- Objective: Skip every image and restate the data word for word.

******************************

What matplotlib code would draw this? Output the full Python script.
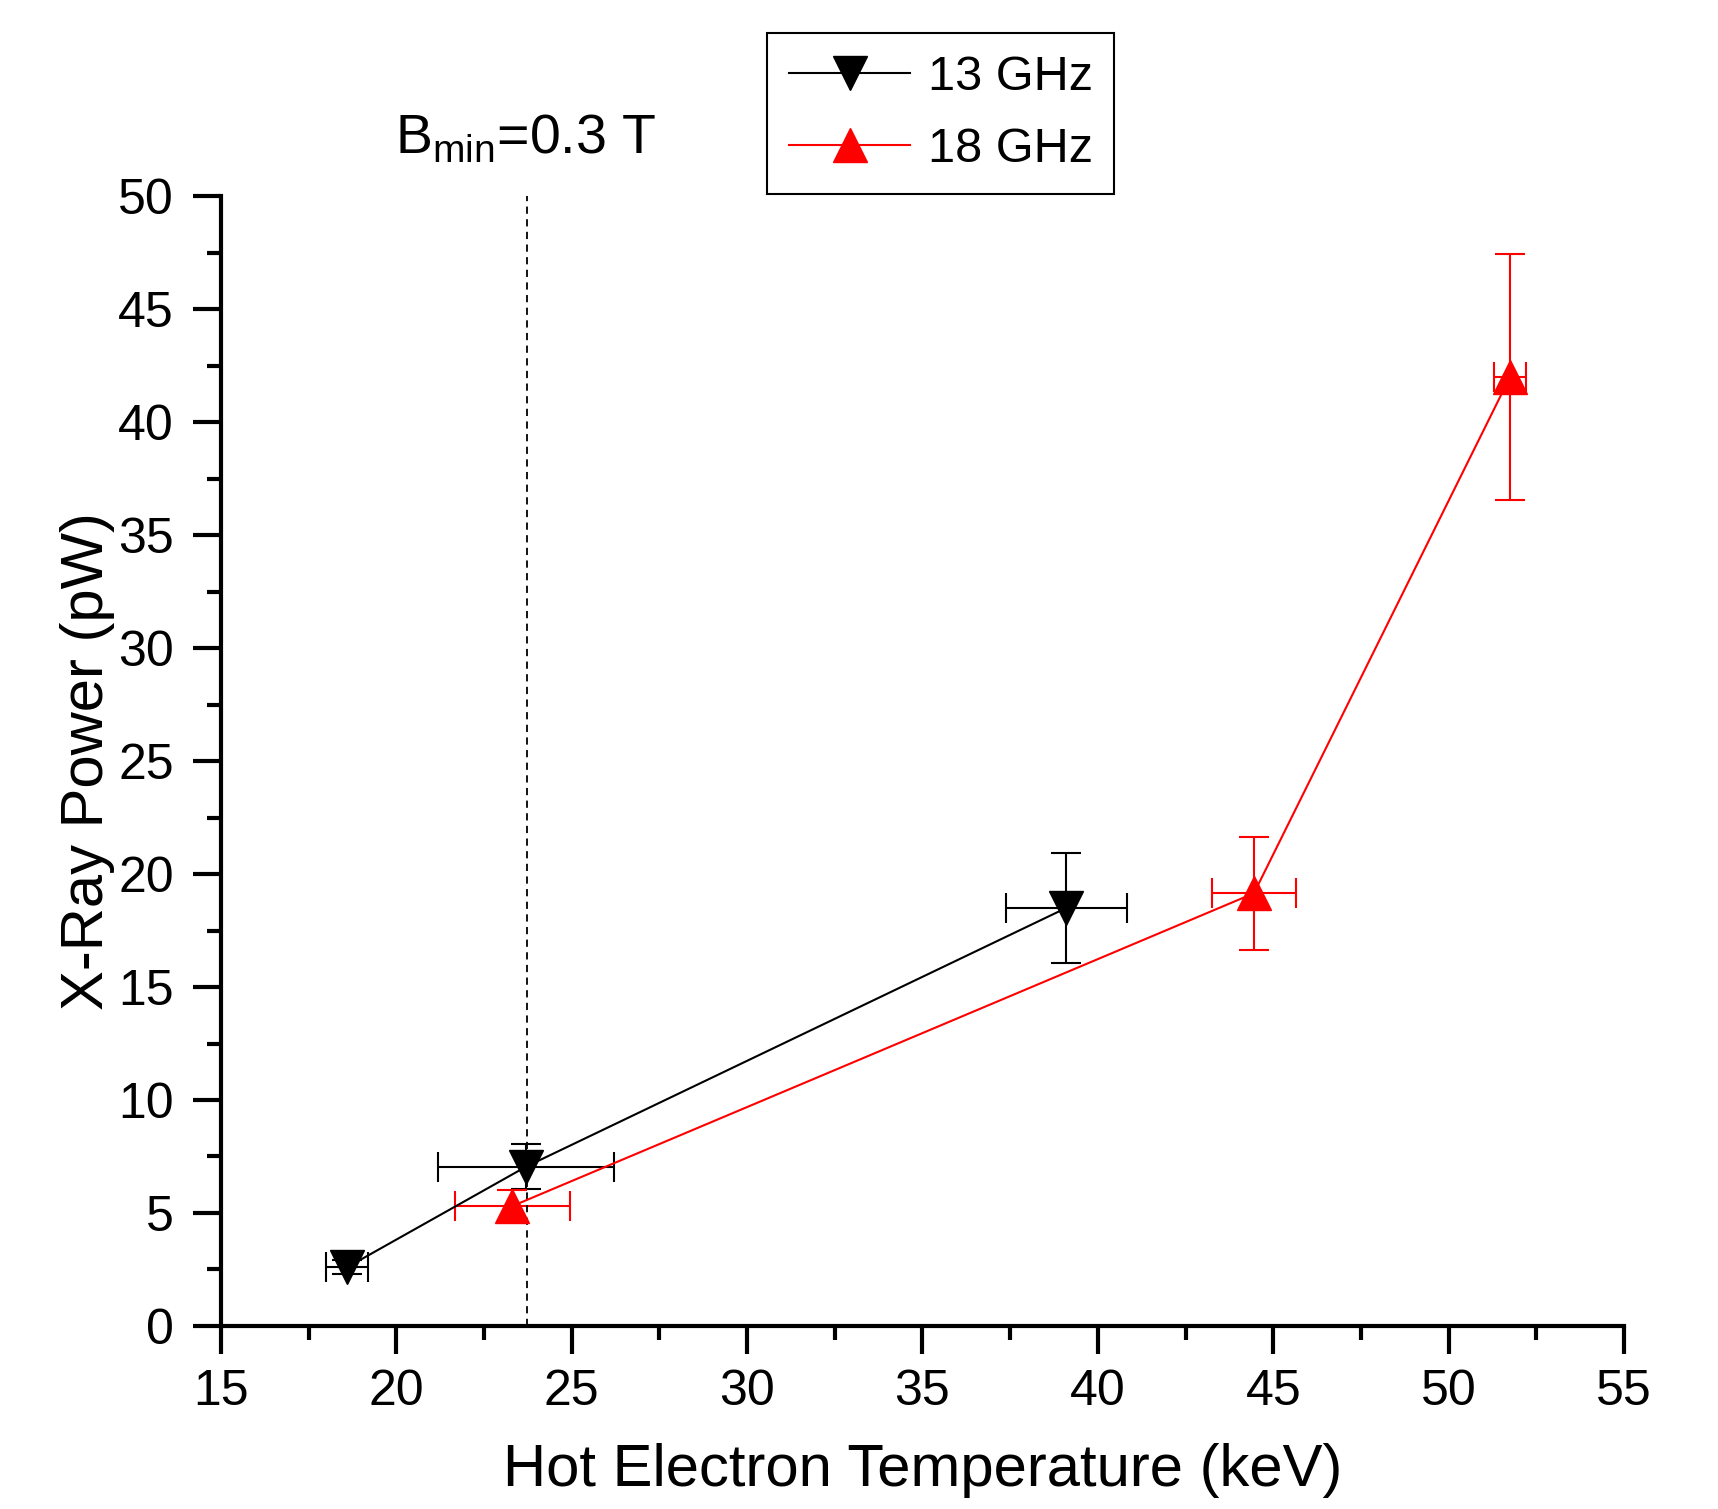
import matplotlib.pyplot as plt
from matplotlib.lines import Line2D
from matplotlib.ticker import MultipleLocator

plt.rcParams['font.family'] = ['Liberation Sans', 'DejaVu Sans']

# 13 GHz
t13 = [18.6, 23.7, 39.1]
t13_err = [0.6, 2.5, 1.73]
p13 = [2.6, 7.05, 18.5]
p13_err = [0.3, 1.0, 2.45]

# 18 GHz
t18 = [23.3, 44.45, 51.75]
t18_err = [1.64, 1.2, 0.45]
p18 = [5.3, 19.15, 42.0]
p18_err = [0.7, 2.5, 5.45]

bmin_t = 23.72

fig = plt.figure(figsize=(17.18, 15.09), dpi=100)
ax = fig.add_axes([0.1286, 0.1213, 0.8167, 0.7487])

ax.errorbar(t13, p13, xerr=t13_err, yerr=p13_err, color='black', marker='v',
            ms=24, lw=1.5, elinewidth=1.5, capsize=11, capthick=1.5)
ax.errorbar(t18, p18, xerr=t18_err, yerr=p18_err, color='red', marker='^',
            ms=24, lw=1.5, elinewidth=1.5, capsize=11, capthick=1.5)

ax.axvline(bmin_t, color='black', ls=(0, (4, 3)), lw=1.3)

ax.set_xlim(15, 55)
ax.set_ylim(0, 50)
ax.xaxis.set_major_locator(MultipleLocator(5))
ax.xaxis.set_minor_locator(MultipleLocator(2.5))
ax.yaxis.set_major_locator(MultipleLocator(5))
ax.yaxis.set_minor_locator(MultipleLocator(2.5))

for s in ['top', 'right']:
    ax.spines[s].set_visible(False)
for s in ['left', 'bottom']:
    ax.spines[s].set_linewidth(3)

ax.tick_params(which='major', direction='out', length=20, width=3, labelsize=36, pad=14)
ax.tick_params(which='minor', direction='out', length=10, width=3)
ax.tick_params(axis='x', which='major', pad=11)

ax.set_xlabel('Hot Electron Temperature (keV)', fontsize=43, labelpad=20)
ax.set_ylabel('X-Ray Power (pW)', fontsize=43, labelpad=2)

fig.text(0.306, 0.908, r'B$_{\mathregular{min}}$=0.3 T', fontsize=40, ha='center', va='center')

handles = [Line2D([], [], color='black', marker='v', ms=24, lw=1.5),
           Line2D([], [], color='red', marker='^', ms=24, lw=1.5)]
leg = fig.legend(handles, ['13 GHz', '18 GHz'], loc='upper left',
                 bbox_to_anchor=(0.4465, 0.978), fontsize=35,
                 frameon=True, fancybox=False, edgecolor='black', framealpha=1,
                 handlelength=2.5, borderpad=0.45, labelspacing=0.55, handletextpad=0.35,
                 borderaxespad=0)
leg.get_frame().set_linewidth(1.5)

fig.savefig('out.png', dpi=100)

******************************

- The output:
What matplotlib code would draw this? Output the full Python script.
import matplotlib.pyplot as plt
from matplotlib.lines import Line2D
from matplotlib.ticker import MultipleLocator

plt.rcParams['font.family'] = ['Liberation Sans', 'DejaVu Sans']

# 13 GHz
t13 = [18.6, 23.7, 39.1]
t13_err = [0.6, 2.5, 1.73]
p13 = [2.6, 7.05, 18.5]
p13_err = [0.3, 1.0, 2.45]

# 18 GHz
t18 = [23.3, 44.45, 51.75]
t18_err = [1.64, 1.2, 0.45]
p18 = [5.3, 19.15, 42.0]
p18_err = [0.7, 2.5, 5.45]

bmin_t = 23.72

fig = plt.figure(figsize=(17.18, 15.09), dpi=100)
ax = fig.add_axes([0.1286, 0.1213, 0.8167, 0.7487])

ax.errorbar(t13, p13, xerr=t13_err, yerr=p13_err, color='black', marker='v',
            ms=24, lw=1.5, elinewidth=1.5, capsize=11, capthick=1.5)
ax.errorbar(t18, p18, xerr=t18_err, yerr=p18_err, color='red', marker='^',
            ms=24, lw=1.5, elinewidth=1.5, capsize=11, capthick=1.5)

ax.axvline(bmin_t, color='black', ls=(0, (4, 3)), lw=1.3)

ax.set_xlim(15, 55)
ax.set_ylim(0, 50)
ax.xaxis.set_major_locator(MultipleLocator(5))
ax.xaxis.set_minor_locator(MultipleLocator(2.5))
ax.yaxis.set_major_locator(MultipleLocator(5))
ax.yaxis.set_minor_locator(MultipleLocator(2.5))

for s in ['top', 'right']:
    ax.spines[s].set_visible(False)
for s in ['left', 'bottom']:
    ax.spines[s].set_linewidth(3)

ax.tick_params(which='major', direction='out', length=20, width=3, labelsize=36, pad=14)
ax.tick_params(which='minor', direction='out', length=10, width=3)
ax.tick_params(axis='x', which='major', pad=11)

ax.set_xlabel('Hot Electron Temperature (keV)', fontsize=43, labelpad=20)
ax.set_ylabel('X-Ray Power (pW)', fontsize=43, labelpad=2)

fig.text(0.306, 0.908, r'B$_{\mathregular{min}}$=0.3 T', fontsize=40, ha='center', va='center')

handles = [Line2D([], [], color='black', marker='v', ms=24, lw=1.5),
           Line2D([], [], color='red', marker='^', ms=24, lw=1.5)]
leg = fig.legend(handles, ['13 GHz', '18 GHz'], loc='upper left',
                 bbox_to_anchor=(0.4465, 0.978), fontsize=35,
                 frameon=True, fancybox=False, edgecolor='black', framealpha=1,
                 handlelength=2.5, borderpad=0.45, labelspacing=0.55, handletextpad=0.35,
                 borderaxespad=0)
leg.get_frame().set_linewidth(1.5)

fig.savefig('out.png', dpi=100)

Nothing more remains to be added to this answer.